__What the exercise asks__:
Quote the listing below in full and exactly as written, but omit every picture.

__Source excerpt__:
○ ○ ○ ○
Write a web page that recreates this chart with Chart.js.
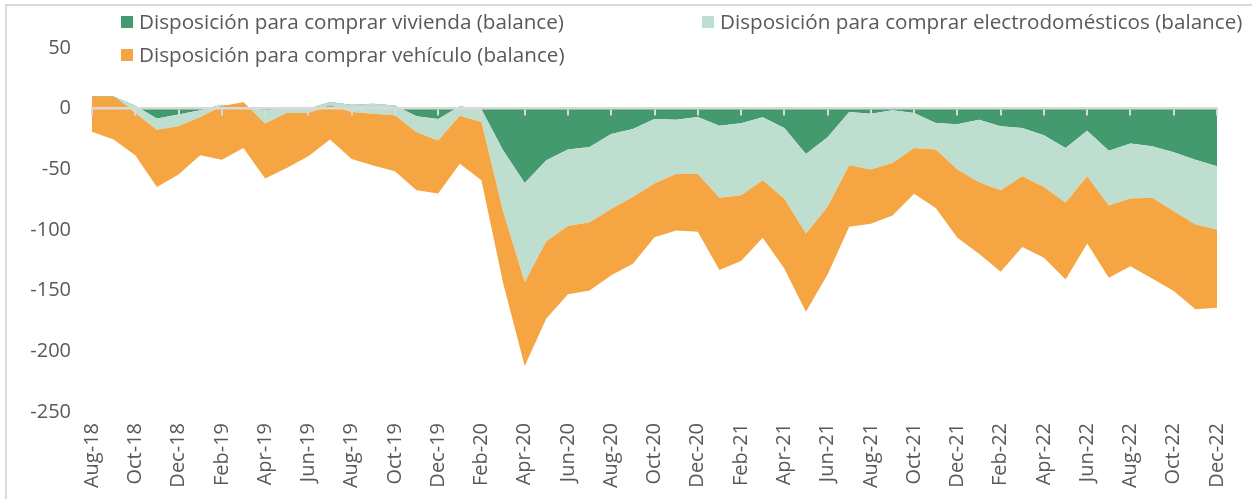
<!DOCTYPE html>
<html>
<head>
<meta charset="utf-8">
<script src="https://cdn.jsdelivr.net/npm/chart.js@4.4.1/dist/chart.umd.min.js"></script>
<style>
html,body{margin:0;padding:0;background:#fff;overflow:hidden;width:1252px;height:499px;}
#frame{position:absolute;left:5px;top:4px;width:1400px;height:700px;border:2px solid #d9d9d9;box-sizing:border-box;}
#wrap{position:absolute;left:0;top:0;width:1252px;height:499px;}
</style>
</head>
<body>
<div id="frame"></div>
<div id="wrap"><canvas id="c" width="1252" height="499"></canvas></div>
<script>
const months = ['Aug-18','Sep-18','Oct-18','Nov-18','Dec-18','Jan-19','Feb-19','Mar-19','Apr-19','May-19','Jun-19','Jul-19',
  'Aug-19','Sep-19','Oct-19','Nov-19','Dec-19','Jan-20','Feb-20','Mar-20','Apr-20','May-20','Jun-20','Jul-20',
  'Aug-20','Sep-20','Oct-20','Nov-20','Dec-20','Jan-21','Feb-21','Mar-21','Apr-21','May-21','Jun-21','Jul-21',
  'Aug-21','Sep-21','Oct-21','Nov-21','Dec-21','Jan-22','Feb-22','Mar-22','Apr-22','May-22','Jun-22','Jul-22',
  'Aug-22','Sep-22','Oct-22','Nov-22','Dec-22'];

const vivienda = [10, 10, 2.5, -8.2, -4.9, -1.4, 3.3, 1, -1, 0, 0, 5.5, 3.3, 4.1, 2.7, -6.3, -8.5, 1.9, -0.5,
  -34.3, -61.2, -42.5, -33.7, -31.5, -20.9, -16.7, -8.5, -9.1, -6.9, -14, -12.1, -7.1, -15.9, -37.3, -23.6,
  -2.7, -4.1, -1.4, -3.6, -11.8, -12.9, -9.1, -14.5, -15.9, -21.9, -32.4, -18.1, -34.6, -28.8, -31, -35.9, -42, -47.5];

const electrodomesticos = [0, 0, -6.1, -9.1, -9.6, -5.5, -1.4, 4.2, -11.3, -3.6, -3.6, -2.8, -6, -8.2, -8.2, -13.2, -17.8, -7.7, -10.5,
  -50.2, -81.8, -66.7, -63.1, -62.1, -61.7, -56, -53.2, -44.7, -46.9, -59.5, -59.2, -51.9, -58.4, -65.6, -57.3,
  -43.9, -46.1, -43.3, -28.8, -21.9, -37.3, -51.5, -52.7, -39.8, -42.6, -45.2, -37.6, -45.2, -45.2, -42.5, -48.6, -53.5, -52.1];

const vehiculo = [-29, -35.5, -34.8, -47.2, -39.8, -31.5, -43.9, -37.6, -45.3, -45.2, -35.6, -28.2, -38.7, -42.8, -46.1, -47.7, -43.7, -39.5, -48,
  -59, -69, -63.8, -56.2, -56.2, -54.6, -55.1, -44.2, -46.6, -47.7, -59.5, -54.3, -47.4, -57.4, -64.5, -55.7,
  -50.8, -44.7, -43.3, -37.8, -48.1, -56.2, -59, -67.2, -58.4, -58.4, -63.1, -55.4, -59.6, -55.8, -66.4, -65.8, -69.9, -64.4];

const yTicks = [50, 0, -50, -100, -150, -200, -250];

const seriesNames = {
  viv: 'Disposición para comprar vivienda (balance)',
  ele: 'Disposición para comprar electrodomésticos (balance)',
  veh: 'Disposición para comprar vehículo (balance)'
};

// Excel-style stacked area: running sums of the series, in series order
const cumViv = vivienda.slice();
const cumEle = electrodomesticos.map((v, i) => cumViv[i] + v);
const cumVeh = vehiculo.map((v, i) => cumEle[i] + v);

const FONT = 'Open Sans';
const TXT = '#595959';
const AXIS = '#d9d9d9';

const excelLegend = {
  id: 'excelLegend',
  afterDraw(chart, args, o) {
    const ctx = chart.ctx;
    ctx.save();
    ctx.font = '19px "' + FONT + '"';
    const w = ctx.measureText(seriesNames.viv).width;
    const size = 19 * o.targetWidth / w;
    ctx.font = size.toFixed(2) + 'px "' + FONT + '"';
    ctx.textBaseline = 'alphabetic';
    ctx.textAlign = 'left';
    o.items.forEach(it => {
      const ds = chart.data.datasets[it.dataset];
      ctx.fillStyle = ds.backgroundColor;
      ctx.fillRect(it.x, it.y - o.box / 2, o.box, o.box);
      ctx.fillStyle = TXT;
      ctx.fillText(ds.label, it.x + o.box + o.gap, it.y + o.baseline);
    });
    ctx.restore();
  }
};

const areaStyle = { borderColor: 'rgba(0,0,0,0)', borderWidth: 0, pointRadius: 0, pointHoverRadius: 0, tension: 0 };

new Chart(document.getElementById('c'), {
  type: 'line',
  data: {
    labels: months,
    datasets: [
      Object.assign({ label: seriesNames.veh, data: cumVeh, backgroundColor: '#f5a642', fill: '+1' }, areaStyle),
      Object.assign({ label: seriesNames.ele, data: cumEle, backgroundColor: '#bedfd0', fill: '+1' }, areaStyle),
      Object.assign({ label: seriesNames.viv, data: cumViv, backgroundColor: '#439a6f', fill: 'origin' }, areaStyle)
    ]
  },
  options: {
    responsive: false,
    animation: false,
    devicePixelRatio: 1,
    layout: { padding: { top: 48, right: 28, bottom: 0, left: 0 } },
    scales: {
      x: {
        type: 'category',
        offset: false,
        grid: { display: false, drawTicks: false },
        border: { display: false },
        ticks: {
          autoSkip: false, maxRotation: 90, minRotation: 90, padding: 11,
          color: TXT, font: { family: FONT, size: 20 },
          callback: (v, i) => (i % 2 === 0 ? months[i] : '')
        },
        afterFit: s => { s.height = 87; }
      },
      xz: {
        type: 'category',
        position: { y: 0 },
        offset: false,
        ticks: { display: false, autoSkip: false },
        grid: {
          display: true, drawOnChartArea: false, drawTicks: true, tickLength: 6, lineWidth: 2, offset: false, z: 1,
          color: c => (c.index % 2 === 0 ? AXIS : 'rgba(0,0,0,0)')
        },
        border: { display: true, color: AXIS, width: 2.5, z: 1 }
      },
      y: {
        min: Math.min(...yTicks),
        max: Math.max(...yTicks),
        grid: { display: false, drawTicks: false },
        border: { display: false },
        ticks: { stepSize: 50, padding: 21, color: TXT, font: { family: FONT, size: 20 } },
        afterFit: s => { s.width = 92; }
      }
    },
    plugins: {
      legend: { display: false },
      tooltip: { enabled: false },
      excelLegend: {
        targetWidth: 425, box: 12, gap: 6, baseline: 7,
        items: [
          { dataset: 2, x: 121, y: 22 },
          { dataset: 1, x: 702, y: 22 },
          { dataset: 0, x: 121, y: 55 }
        ]
      }
    }
  },
  plugins: [excelLegend]
});
</script>
</body>
</html>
○ ○ ○ ○
__Final answer__:
Write a web page that recreates this chart with Chart.js.
<!DOCTYPE html>
<html>
<head>
<meta charset="utf-8">
<script src="https://cdn.jsdelivr.net/npm/chart.js@4.4.1/dist/chart.umd.min.js"></script>
<style>
html,body{margin:0;padding:0;background:#fff;overflow:hidden;width:1252px;height:499px;}
#frame{position:absolute;left:5px;top:4px;width:1400px;height:700px;border:2px solid #d9d9d9;box-sizing:border-box;}
#wrap{position:absolute;left:0;top:0;width:1252px;height:499px;}
</style>
</head>
<body>
<div id="frame"></div>
<div id="wrap"><canvas id="c" width="1252" height="499"></canvas></div>
<script>
const months = ['Aug-18','Sep-18','Oct-18','Nov-18','Dec-18','Jan-19','Feb-19','Mar-19','Apr-19','May-19','Jun-19','Jul-19',
  'Aug-19','Sep-19','Oct-19','Nov-19','Dec-19','Jan-20','Feb-20','Mar-20','Apr-20','May-20','Jun-20','Jul-20',
  'Aug-20','Sep-20','Oct-20','Nov-20','Dec-20','Jan-21','Feb-21','Mar-21','Apr-21','May-21','Jun-21','Jul-21',
  'Aug-21','Sep-21','Oct-21','Nov-21','Dec-21','Jan-22','Feb-22','Mar-22','Apr-22','May-22','Jun-22','Jul-22',
  'Aug-22','Sep-22','Oct-22','Nov-22','Dec-22'];

const vivienda = [10, 10, 2.5, -8.2, -4.9, -1.4, 3.3, 1, -1, 0, 0, 5.5, 3.3, 4.1, 2.7, -6.3, -8.5, 1.9, -0.5,
  -34.3, -61.2, -42.5, -33.7, -31.5, -20.9, -16.7, -8.5, -9.1, -6.9, -14, -12.1, -7.1, -15.9, -37.3, -23.6,
  -2.7, -4.1, -1.4, -3.6, -11.8, -12.9, -9.1, -14.5, -15.9, -21.9, -32.4, -18.1, -34.6, -28.8, -31, -35.9, -42, -47.5];

const electrodomesticos = [0, 0, -6.1, -9.1, -9.6, -5.5, -1.4, 4.2, -11.3, -3.6, -3.6, -2.8, -6, -8.2, -8.2, -13.2, -17.8, -7.7, -10.5,
  -50.2, -81.8, -66.7, -63.1, -62.1, -61.7, -56, -53.2, -44.7, -46.9, -59.5, -59.2, -51.9, -58.4, -65.6, -57.3,
  -43.9, -46.1, -43.3, -28.8, -21.9, -37.3, -51.5, -52.7, -39.8, -42.6, -45.2, -37.6, -45.2, -45.2, -42.5, -48.6, -53.5, -52.1];

const vehiculo = [-29, -35.5, -34.8, -47.2, -39.8, -31.5, -43.9, -37.6, -45.3, -45.2, -35.6, -28.2, -38.7, -42.8, -46.1, -47.7, -43.7, -39.5, -48,
  -59, -69, -63.8, -56.2, -56.2, -54.6, -55.1, -44.2, -46.6, -47.7, -59.5, -54.3, -47.4, -57.4, -64.5, -55.7,
  -50.8, -44.7, -43.3, -37.8, -48.1, -56.2, -59, -67.2, -58.4, -58.4, -63.1, -55.4, -59.6, -55.8, -66.4, -65.8, -69.9, -64.4];

const yTicks = [50, 0, -50, -100, -150, -200, -250];

const seriesNames = {
  viv: 'Disposición para comprar vivienda (balance)',
  ele: 'Disposición para comprar electrodomésticos (balance)',
  veh: 'Disposición para comprar vehículo (balance)'
};

// Excel-style stacked area: running sums of the series, in series order
const cumViv = vivienda.slice();
const cumEle = electrodomesticos.map((v, i) => cumViv[i] + v);
const cumVeh = vehiculo.map((v, i) => cumEle[i] + v);

const FONT = 'Open Sans';
const TXT = '#595959';
const AXIS = '#d9d9d9';

const excelLegend = {
  id: 'excelLegend',
  afterDraw(chart, args, o) {
    const ctx = chart.ctx;
    ctx.save();
    ctx.font = '19px "' + FONT + '"';
    const w = ctx.measureText(seriesNames.viv).width;
    const size = 19 * o.targetWidth / w;
    ctx.font = size.toFixed(2) + 'px "' + FONT + '"';
    ctx.textBaseline = 'alphabetic';
    ctx.textAlign = 'left';
    o.items.forEach(it => {
      const ds = chart.data.datasets[it.dataset];
      ctx.fillStyle = ds.backgroundColor;
      ctx.fillRect(it.x, it.y - o.box / 2, o.box, o.box);
      ctx.fillStyle = TXT;
      ctx.fillText(ds.label, it.x + o.box + o.gap, it.y + o.baseline);
    });
    ctx.restore();
  }
};

const areaStyle = { borderColor: 'rgba(0,0,0,0)', borderWidth: 0, pointRadius: 0, pointHoverRadius: 0, tension: 0 };

new Chart(document.getElementById('c'), {
  type: 'line',
  data: {
    labels: months,
    datasets: [
      Object.assign({ label: seriesNames.veh, data: cumVeh, backgroundColor: '#f5a642', fill: '+1' }, areaStyle),
      Object.assign({ label: seriesNames.ele, data: cumEle, backgroundColor: '#bedfd0', fill: '+1' }, areaStyle),
      Object.assign({ label: seriesNames.viv, data: cumViv, backgroundColor: '#439a6f', fill: 'origin' }, areaStyle)
    ]
  },
  options: {
    responsive: false,
    animation: false,
    devicePixelRatio: 1,
    layout: { padding: { top: 48, right: 28, bottom: 0, left: 0 } },
    scales: {
      x: {
        type: 'category',
        offset: false,
        grid: { display: false, drawTicks: false },
        border: { display: false },
        ticks: {
          autoSkip: false, maxRotation: 90, minRotation: 90, padding: 11,
          color: TXT, font: { family: FONT, size: 20 },
          callback: (v, i) => (i % 2 === 0 ? months[i] : '')
        },
        afterFit: s => { s.height = 87; }
      },
      xz: {
        type: 'category',
        position: { y: 0 },
        offset: false,
        ticks: { display: false, autoSkip: false },
        grid: {
          display: true, drawOnChartArea: false, drawTicks: true, tickLength: 6, lineWidth: 2, offset: false, z: 1,
          color: c => (c.index % 2 === 0 ? AXIS : 'rgba(0,0,0,0)')
        },
        border: { display: true, color: AXIS, width: 2.5, z: 1 }
      },
      y: {
        min: Math.min(...yTicks),
        max: Math.max(...yTicks),
        grid: { display: false, drawTicks: false },
        border: { display: false },
        ticks: { stepSize: 50, padding: 21, color: TXT, font: { family: FONT, size: 20 } },
        afterFit: s => { s.width = 92; }
      }
    },
    plugins: {
      legend: { display: false },
      tooltip: { enabled: false },
      excelLegend: {
        targetWidth: 425, box: 12, gap: 6, baseline: 7,
        items: [
          { dataset: 2, x: 121, y: 22 },
          { dataset: 1, x: 702, y: 22 },
          { dataset: 0, x: 121, y: 55 }
        ]
      }
    }
  },
  plugins: [excelLegend]
});
</script>
</body>
</html>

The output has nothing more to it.